As the story of yesterday’s terrible bomb outrages in London unfurled, news agencies told their reporters on the scene to ask witnesses if they’d taken any images with their camera phones, with the main UK TV networks also running notices instructing viewers to send in any videos they had taken.
Elsewhere, Websites, bulletin boards and blogs also formed a valuable source for news agencies hungry for stories, with Sky tracking down and then interviewing a tube blast victim whose photo had been posted up on a Web site.
Mobile video footage also played a major part in news bulletins, with shaky mobile video footage taken from inside a blackened tube train leading some news updates.

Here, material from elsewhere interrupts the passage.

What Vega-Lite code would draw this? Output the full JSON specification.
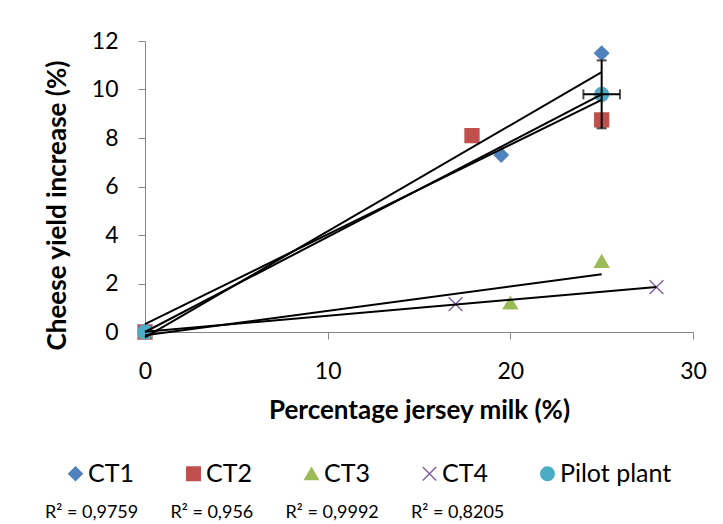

Footage of the destroyed bus was also shown extensively on TV with Sandy MacIntyre, director of news for Associated Press Television News, paying US$250 (~£144~€209) for the amateur video clip.
Mobile-sourced footage was used by several US networks with some TV executives commenting that it was the first time that video taken from a mobile phone had been used during the coverage of a major story.
Jonathan Klein, CNN’s U.S. chief believes this “citizen journalism” will become a more important part of coverage in major news events. “No question about it,” he said. “There’s been a lot of talk in terms of the increased democratization of the news media relating to blogs and the like. This is another example of the citizen journalist.”
Still images taken by mobiles were also extensively reproduced in newspapers all over the world, with a photo by commuter Alexander Chadwick appearing on the front pages of both The New York Times and The Washington Post, as well as other international and domestic publications.
News organisations are increasingly relying on amateur photography and video to help tell major stories, with NBC News President Neal Shapiro describing yesterday’s coverage as “a portent of things to come.”
Jonathan Klein, CNN’s U.S. chief, also predicted that mobile phone footage will play a more important part in major news events coverage, bringing about what he describes as an “increased democratisation of the news media relating to blogs and the like.”